A la mi-février, la police allemande a effectué des perquisitions chez plusieurs imams proches de Ditib, la plus grande organisation islamique en Allemagne sous contrôle de l'Etat turc. Soupçonnés d'espionnage pour le compte d'Ankara, 13 imams auraient fourni au consulat le nom de 33 personnes et de 11 institutions proches de Gülen.
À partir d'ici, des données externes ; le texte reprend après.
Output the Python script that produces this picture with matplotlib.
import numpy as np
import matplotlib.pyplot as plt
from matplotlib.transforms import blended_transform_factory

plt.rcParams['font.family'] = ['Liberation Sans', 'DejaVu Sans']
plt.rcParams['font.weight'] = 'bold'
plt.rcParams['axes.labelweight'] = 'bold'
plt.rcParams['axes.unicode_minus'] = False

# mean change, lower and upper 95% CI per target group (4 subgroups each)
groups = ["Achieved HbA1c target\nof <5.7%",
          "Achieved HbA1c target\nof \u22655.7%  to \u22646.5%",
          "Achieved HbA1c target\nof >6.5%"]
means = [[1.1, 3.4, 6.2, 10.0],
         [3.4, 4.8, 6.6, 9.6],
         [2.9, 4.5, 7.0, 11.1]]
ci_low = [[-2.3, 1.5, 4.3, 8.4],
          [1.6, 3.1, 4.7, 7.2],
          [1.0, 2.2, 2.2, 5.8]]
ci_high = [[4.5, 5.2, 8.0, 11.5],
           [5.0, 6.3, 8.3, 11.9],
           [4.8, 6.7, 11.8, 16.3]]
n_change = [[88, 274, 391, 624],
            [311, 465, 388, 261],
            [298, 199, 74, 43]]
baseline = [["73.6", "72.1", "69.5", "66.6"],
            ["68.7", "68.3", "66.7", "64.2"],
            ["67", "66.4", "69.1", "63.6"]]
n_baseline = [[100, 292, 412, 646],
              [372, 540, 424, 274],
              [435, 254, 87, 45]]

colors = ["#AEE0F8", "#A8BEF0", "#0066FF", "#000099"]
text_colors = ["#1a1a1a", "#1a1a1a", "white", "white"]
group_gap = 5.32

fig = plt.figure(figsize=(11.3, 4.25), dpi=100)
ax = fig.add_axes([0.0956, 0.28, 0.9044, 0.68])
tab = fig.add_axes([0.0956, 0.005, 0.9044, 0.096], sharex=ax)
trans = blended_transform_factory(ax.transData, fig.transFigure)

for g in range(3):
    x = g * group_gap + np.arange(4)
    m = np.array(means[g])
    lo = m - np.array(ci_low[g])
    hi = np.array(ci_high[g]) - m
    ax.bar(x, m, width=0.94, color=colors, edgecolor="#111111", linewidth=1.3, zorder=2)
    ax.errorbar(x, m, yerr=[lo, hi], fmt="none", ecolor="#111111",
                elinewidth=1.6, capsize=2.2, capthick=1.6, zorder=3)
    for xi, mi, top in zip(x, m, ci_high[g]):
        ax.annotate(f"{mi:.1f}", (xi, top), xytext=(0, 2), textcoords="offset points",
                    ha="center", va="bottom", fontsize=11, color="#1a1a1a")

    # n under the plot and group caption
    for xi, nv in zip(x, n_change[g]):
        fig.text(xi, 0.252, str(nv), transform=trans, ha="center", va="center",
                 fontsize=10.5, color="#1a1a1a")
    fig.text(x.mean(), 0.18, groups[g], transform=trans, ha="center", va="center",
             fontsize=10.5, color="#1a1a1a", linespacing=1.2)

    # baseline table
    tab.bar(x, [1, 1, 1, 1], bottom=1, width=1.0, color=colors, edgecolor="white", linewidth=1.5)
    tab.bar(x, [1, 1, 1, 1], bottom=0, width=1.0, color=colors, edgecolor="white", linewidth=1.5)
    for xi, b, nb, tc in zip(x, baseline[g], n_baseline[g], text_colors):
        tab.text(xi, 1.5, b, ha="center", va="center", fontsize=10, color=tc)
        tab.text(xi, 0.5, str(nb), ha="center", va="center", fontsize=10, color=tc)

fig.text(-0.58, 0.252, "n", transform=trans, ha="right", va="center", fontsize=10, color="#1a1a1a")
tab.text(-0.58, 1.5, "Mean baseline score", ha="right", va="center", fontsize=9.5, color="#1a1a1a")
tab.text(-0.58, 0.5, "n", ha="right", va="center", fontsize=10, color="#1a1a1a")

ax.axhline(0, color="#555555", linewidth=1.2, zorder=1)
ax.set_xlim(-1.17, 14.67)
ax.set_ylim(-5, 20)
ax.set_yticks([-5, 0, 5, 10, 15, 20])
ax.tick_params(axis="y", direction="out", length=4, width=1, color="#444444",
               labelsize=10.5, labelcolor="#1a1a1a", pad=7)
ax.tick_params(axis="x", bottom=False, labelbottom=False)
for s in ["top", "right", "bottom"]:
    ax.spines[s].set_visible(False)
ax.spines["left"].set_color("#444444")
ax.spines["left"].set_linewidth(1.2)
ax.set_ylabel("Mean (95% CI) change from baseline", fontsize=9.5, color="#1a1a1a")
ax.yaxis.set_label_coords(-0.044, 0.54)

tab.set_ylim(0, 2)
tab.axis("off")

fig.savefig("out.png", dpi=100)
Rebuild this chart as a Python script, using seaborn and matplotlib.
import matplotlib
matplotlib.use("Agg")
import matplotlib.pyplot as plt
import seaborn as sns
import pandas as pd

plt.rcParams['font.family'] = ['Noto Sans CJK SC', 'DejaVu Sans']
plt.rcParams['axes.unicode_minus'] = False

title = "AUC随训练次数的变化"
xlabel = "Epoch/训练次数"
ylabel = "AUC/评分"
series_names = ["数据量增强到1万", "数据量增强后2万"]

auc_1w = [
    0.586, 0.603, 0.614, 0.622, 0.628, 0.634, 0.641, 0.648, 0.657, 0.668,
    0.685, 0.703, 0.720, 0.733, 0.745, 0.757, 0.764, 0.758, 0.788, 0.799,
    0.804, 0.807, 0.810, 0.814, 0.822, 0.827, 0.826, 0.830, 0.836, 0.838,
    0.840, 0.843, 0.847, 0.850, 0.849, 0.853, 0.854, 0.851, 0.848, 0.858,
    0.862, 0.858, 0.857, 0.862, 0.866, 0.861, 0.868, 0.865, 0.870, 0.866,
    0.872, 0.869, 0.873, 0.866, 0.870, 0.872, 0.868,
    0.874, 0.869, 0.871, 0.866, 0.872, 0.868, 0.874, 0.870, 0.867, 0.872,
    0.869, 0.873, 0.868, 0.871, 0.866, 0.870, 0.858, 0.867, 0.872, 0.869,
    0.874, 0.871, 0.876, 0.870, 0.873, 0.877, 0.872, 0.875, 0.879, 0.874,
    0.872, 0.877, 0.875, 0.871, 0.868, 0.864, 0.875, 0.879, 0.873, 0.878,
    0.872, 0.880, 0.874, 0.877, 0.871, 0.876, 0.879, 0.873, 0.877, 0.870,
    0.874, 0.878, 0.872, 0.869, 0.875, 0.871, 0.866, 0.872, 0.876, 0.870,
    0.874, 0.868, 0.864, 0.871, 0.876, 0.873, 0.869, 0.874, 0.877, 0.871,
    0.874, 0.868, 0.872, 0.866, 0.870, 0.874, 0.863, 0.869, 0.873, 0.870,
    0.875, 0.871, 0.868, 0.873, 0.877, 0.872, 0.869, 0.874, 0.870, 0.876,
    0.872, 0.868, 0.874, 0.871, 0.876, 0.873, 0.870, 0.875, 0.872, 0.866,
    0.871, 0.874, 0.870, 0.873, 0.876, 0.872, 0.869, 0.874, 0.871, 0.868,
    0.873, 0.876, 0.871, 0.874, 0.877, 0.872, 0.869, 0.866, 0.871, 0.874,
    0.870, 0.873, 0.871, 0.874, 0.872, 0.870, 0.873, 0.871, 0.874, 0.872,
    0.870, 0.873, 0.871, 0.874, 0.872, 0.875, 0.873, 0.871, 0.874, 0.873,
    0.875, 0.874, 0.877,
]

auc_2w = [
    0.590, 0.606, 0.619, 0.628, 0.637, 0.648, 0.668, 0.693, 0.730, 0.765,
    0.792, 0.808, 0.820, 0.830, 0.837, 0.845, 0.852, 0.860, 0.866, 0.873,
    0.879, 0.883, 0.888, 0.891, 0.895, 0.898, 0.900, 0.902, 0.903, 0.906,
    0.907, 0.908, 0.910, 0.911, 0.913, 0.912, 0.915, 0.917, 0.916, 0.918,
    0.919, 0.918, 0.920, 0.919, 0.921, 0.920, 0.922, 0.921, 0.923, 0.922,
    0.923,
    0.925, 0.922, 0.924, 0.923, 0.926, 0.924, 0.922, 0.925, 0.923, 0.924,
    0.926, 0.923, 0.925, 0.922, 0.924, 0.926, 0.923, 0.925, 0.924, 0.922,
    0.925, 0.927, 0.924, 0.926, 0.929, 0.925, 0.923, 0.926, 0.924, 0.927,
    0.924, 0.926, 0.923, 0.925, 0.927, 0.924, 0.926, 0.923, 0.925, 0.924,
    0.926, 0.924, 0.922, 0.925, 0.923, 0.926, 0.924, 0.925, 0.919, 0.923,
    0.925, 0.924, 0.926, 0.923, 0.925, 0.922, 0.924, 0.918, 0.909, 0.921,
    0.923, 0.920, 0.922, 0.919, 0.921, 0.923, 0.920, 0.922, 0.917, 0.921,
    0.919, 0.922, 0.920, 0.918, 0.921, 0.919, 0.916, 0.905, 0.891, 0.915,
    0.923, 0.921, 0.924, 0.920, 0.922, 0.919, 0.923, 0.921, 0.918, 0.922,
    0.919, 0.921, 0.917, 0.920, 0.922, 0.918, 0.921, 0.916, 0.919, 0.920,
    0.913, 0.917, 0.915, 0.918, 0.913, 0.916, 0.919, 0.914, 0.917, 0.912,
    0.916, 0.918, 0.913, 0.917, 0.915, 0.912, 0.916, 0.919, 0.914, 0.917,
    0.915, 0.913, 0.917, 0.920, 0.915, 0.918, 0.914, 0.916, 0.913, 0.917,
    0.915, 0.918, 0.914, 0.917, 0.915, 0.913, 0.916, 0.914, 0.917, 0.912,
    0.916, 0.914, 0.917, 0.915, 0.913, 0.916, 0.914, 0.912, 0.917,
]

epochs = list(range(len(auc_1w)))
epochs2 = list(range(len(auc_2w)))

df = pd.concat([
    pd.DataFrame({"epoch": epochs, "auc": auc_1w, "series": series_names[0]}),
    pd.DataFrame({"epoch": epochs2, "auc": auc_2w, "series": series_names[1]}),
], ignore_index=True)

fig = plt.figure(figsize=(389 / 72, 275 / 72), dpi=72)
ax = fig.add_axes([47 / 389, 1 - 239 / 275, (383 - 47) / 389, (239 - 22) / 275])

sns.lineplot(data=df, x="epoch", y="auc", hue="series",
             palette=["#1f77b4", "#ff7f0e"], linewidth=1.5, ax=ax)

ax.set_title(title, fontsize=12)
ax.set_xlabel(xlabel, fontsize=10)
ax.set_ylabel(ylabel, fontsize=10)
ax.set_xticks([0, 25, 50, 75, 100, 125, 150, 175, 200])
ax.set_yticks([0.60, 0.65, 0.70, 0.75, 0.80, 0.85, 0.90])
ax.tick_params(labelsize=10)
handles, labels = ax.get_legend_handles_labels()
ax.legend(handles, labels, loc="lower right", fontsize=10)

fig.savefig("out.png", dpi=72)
Avec 1,5 million d'électeurs, le poids des Turcs d'Allemagne n'est pas négligeable. Ils doivent se prononcer le 16 avril par référendum sur le renforcement du régime présidentiel en Turquie. «Les opposants à la réforme constitutionnelle sont taxés automatiquement de terroristes», raconte Gökay Sofuoglu, président de la Fédération des Turcs d'Allemagne (TGD), qui réunit 260 organisations.

Merkel prise au piège

La TGD fait campagne pour le «non» et appelle les électeurs turcs à ne pas se laisser influencer par cet «alarmisme anonyme». «La Turquie abandonne les principes de la démocratie», s'inquiète Gökay Sofuoglu, qui dénonce un «climat de peur» pour intimider quiconque ne voterait pas «oui».

A sept mois des élections fédérales allemandes, une possible visite d'Erdogan risquerait d'envenimer les relations germano-turques. Le TGD table sur sa venue entre le 27 mars et le 9 avril. «Le gouvernement doit clairement dire qu'Erdogan n'est pas le bienvenu avant le référendum», a insisté Cem Özdemir, le président du Parti écologiste (Die Grünen).
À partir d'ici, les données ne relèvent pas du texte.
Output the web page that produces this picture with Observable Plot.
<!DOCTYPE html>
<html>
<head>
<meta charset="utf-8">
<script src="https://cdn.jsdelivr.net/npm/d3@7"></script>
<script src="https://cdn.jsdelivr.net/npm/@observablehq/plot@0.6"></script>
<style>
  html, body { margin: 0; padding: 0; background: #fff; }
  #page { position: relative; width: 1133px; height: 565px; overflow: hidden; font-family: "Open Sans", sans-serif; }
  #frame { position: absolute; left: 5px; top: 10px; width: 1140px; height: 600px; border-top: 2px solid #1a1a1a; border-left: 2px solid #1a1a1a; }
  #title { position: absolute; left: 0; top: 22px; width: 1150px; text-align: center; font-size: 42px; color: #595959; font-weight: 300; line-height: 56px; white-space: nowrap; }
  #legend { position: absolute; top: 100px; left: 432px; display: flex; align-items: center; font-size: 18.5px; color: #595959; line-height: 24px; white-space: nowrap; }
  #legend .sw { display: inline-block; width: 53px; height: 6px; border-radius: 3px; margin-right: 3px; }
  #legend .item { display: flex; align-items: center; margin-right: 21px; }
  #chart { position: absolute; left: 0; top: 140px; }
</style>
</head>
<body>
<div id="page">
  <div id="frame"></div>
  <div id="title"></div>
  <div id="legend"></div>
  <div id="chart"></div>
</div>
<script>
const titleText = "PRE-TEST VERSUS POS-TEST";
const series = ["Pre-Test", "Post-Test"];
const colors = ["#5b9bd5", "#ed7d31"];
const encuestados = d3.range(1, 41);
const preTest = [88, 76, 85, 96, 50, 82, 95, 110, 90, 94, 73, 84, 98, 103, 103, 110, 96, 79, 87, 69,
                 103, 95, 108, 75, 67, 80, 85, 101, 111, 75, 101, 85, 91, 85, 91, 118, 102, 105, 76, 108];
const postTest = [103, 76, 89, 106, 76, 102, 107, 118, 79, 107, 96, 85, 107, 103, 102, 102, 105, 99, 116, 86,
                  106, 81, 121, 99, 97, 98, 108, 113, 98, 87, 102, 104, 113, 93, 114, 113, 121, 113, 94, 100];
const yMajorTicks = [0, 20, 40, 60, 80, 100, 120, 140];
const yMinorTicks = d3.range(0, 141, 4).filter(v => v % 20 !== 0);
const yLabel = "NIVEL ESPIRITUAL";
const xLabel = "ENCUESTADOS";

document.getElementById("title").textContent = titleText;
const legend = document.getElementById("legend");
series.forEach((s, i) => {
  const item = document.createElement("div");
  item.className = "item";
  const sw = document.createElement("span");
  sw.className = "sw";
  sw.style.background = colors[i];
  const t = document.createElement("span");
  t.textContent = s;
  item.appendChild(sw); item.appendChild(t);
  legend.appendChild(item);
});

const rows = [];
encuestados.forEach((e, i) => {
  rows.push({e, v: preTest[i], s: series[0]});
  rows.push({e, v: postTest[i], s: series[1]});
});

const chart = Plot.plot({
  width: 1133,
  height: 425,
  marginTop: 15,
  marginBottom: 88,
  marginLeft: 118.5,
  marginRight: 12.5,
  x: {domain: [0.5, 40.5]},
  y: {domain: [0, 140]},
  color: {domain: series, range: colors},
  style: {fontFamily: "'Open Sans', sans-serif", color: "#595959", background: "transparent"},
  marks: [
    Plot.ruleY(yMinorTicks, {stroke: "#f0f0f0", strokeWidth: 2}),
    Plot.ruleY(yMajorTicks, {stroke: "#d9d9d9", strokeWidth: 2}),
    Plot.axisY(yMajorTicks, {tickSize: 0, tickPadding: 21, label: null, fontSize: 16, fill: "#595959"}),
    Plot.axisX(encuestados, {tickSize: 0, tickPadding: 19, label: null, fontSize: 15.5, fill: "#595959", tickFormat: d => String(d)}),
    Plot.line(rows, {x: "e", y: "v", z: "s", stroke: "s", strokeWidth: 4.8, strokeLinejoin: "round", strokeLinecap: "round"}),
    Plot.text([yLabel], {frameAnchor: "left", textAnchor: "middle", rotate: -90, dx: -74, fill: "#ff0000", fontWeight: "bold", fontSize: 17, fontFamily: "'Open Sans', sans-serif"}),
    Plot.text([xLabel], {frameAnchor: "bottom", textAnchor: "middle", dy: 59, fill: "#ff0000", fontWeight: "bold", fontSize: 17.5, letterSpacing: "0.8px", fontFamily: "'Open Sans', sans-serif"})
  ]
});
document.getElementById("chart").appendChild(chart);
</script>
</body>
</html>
«Une telle apparition va empoisonner l'atmosphère», a ajouté Aydan Özoguz, la ministre d'Etat déléguée à l'Intégration. Le gouvernement de Rhénanie-du-Nord-Westphalie, où Erdogan tient habituellement ses meetings, ne veut pas de lui dans la région.

Pour la presse allemande, la mise en détention provisoire, lundi, du correspondant du quotidien Die Welt en Turquie (voir encadré) n'est pas étrangère à cette visite du président turc. La libération du journaliste pourrait servir de levier à la chancelière pour se soumettre une fois de plus à un chantage d'Erdogan. Angela Merkel est dans une situation délicate car elle a besoin de lui pour maintenir les réfugiés syriens dans des centres d'accueil en Turquie. A tout moment, il pourrait les laisser partir… vers l'Allemagne.